The Hardware Abstraction Gap Limits Cross-Platform Generalization — Unify Your Action Space Early

FLASH achieved zero-shot transfer across two very different robot platforms by abstracting everything to end-effector position deltas and binary gripper commands. This worked, but introduced a documented failure mode: "We abstract diverse hardware into a unified binary grasp model without modeling motor level dynamics such as actuation delays and backlash. This enables zero-shot transfer but introduces tracking deviations that degrade final garment geometry." (Section VI-C-2) For teams building multi-robot or multi-platform systems, this is a concrete architectural lesson: define your cross-platform action abstraction early, understand exactly what dynamics information it discards, and instrument your deployments to measure the resulting tracking error — because that error floor determines your policy's performance ceiling.

6. Overlooked Insights

The Rendering Pipeline Is a Hidden Bottleneck That Scales Linearly — and It's Not Solved Yet

Most of the paper's attention goes to the physics solver, but Table III reveals that depth rendering scales linearly with environment count and is currently a separate bottleneck: 0.75 ms for 1 environment rising to 27.31 ms for 128 environments. (Section IX-3, Table III) The paper acknowledges this is an engineering limitation: "While the current rendering time scales linearly with the number of environments due to the present engineering implementation of the ray-casting batches, the absolute latency remains sufficiently low to meet the high-throughput requirements of policy learning." For teams trying to scale beyond 128-256 environments or train vision-based policies for more complex scenes, this rendering bottleneck will become the binding constraint before the physics solver does. The paper flags batched geometry updates as the fix, but it's not implemented yet. Anyone building on or competing with FLASH should treat this as the next engineering milestone.

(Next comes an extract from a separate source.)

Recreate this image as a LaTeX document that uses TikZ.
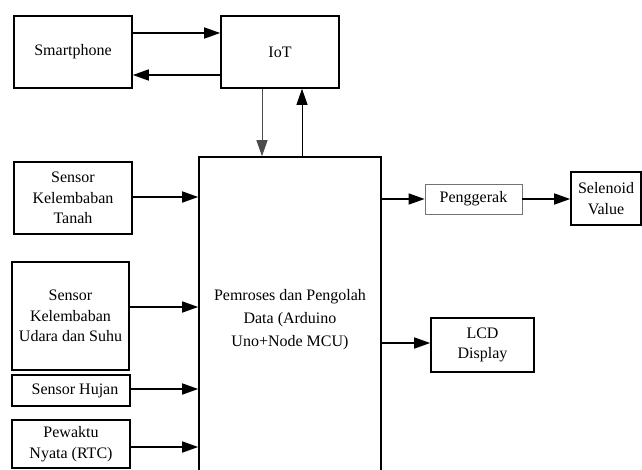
\documentclass[tikz,border=0pt]{standalone}
\usepackage{fontspec}
\IfFontExistsTF{LiberationSerif-Regular.ttf}
  {\newfontfamily\timesfont{LiberationSerif-Regular.ttf}}
  {\newfontfamily\timesfont{Liberation Serif}}
\usetikzlibrary{positioning,arrows.meta}

\begin{document}
\begin{tikzpicture}[x=1pt,y=-1pt,>={Triangle[length=16pt,width=11pt]},
  font=\timesfont\fontsize{16}{20.5}\selectfont,
  blok/.style={draw,line width=1.6pt,inner sep=0pt,align=center},
  panah/.style={->,line width=1.5pt},
  panahtipis/.style={->,line width=0.9pt}]
\useasboundingbox (0,0) rectangle (642,469);
% smartphone + iot
\node[blok,minimum width=118pt,minimum height=72pt] (hp) at (73,52) {Smartphone};
\node[blok,minimum width=118pt,minimum height=72pt] (iot) at (280,52) {IoT};
\draw[panah] ([yshift=19pt]hp.east) -- ([yshift=19pt]iot.west);
\draw[panah] ([yshift=-23pt]iot.west) -- ([yshift=-23pt]hp.east);
% main block (runs past the bottom edge)
\node[blok,minimum width=182pt,minimum height=325pt,font=\timesfont\fontsize{16}{23}\selectfont] (olah) at (290,319.5)
  {Pemroses dan Pengolah\\Data (Arduino\\Uno+Node MCU)};
\draw[panahtipis,black!70] (iot.south -| 262,0) -- (olah.north -| 262,0);
\draw[panahtipis] (olah.north -| 302,0) -- (iot.south -| 302,0);
% sensors
\node[blok,minimum width=118pt,minimum height=72pt] (tanah) at (73,198) {Sensor\\Kelembaban\\Tanah};
\node[blok,minimum width=117pt,minimum height=108pt] (udara) at (70.5,316) {Sensor\\Kelembaban\\Udara dan Suhu};
\node[blok,minimum width=118pt,minimum height=31pt] (hujan) at (71,390.5) {\hspace*{8pt}Sensor Hujan};
\node[blok,minimum width=118pt,minimum height=48pt] (rtc) at (71,444) {Pewaktu\\Nyata (RTC)};
\draw[panah] (tanah.east |- 0,197) -- (olah.west |- 0,197);
\draw[panah] (udara.east |- 0,307) -- (olah.west |- 0,307);
\draw[panah] (hujan.east |- 0,389) -- (olah.west |- 0,389);
\draw[panah] (rtc.east |- 0,447) -- (olah.west |- 0,447);
% outputs
\node[blok,draw=black!55,line width=0.8pt,minimum width=97pt,minimum height=30pt] (gerak) at (473.5,199) {Penggerak};
\node[blok,minimum width=70pt,minimum height=53pt] (sol) at (606,198.5) {Selenoid\\Value};
\node[blok,minimum width=103pt,minimum height=54pt] (lcd) at (482.5,345) {LCD\\Display};
\draw[panah] (olah.east |- gerak) -- (gerak.west);
\draw[panah] (gerak.east) -- (sol.west |- gerak);
\draw[panah] (olah.east |- 0,343) -- (lcd.west |- 0,343);
\end{tikzpicture}
\end{document}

System Identification Requires Only ~40 Data Points and a Grid Search — This Is Deployable Today

The real-to-sim calibration pipeline is buried in the appendix but has immediate practical value. The team calibrated physical material parameters (Young's modulus, Poisson's ratio) using a simple "corner lift" interaction, approximately 40 RGB-D frames, and a grid search — no special hardware, no differentiable simulation, no large datasets. "We perform a grid search over Young's modulus and Poisson's ratio... The optimal parameters are selected by minimizing the geometric alignment error between the real and simulated states." (Section IX-2) The result: "the simulated mesh (red) exhibits strong spatial alignment with the observed real-world point cloud (blue) under the identified parameters." (Section IX-2, Figure 11) This is a practical, low-cost calibration recipe that any team working with deformable objects in simulation can replicate immediately, regardless of whether they use FLASH as their simulator. The fact that it's presented as an appendix means most readers will miss it.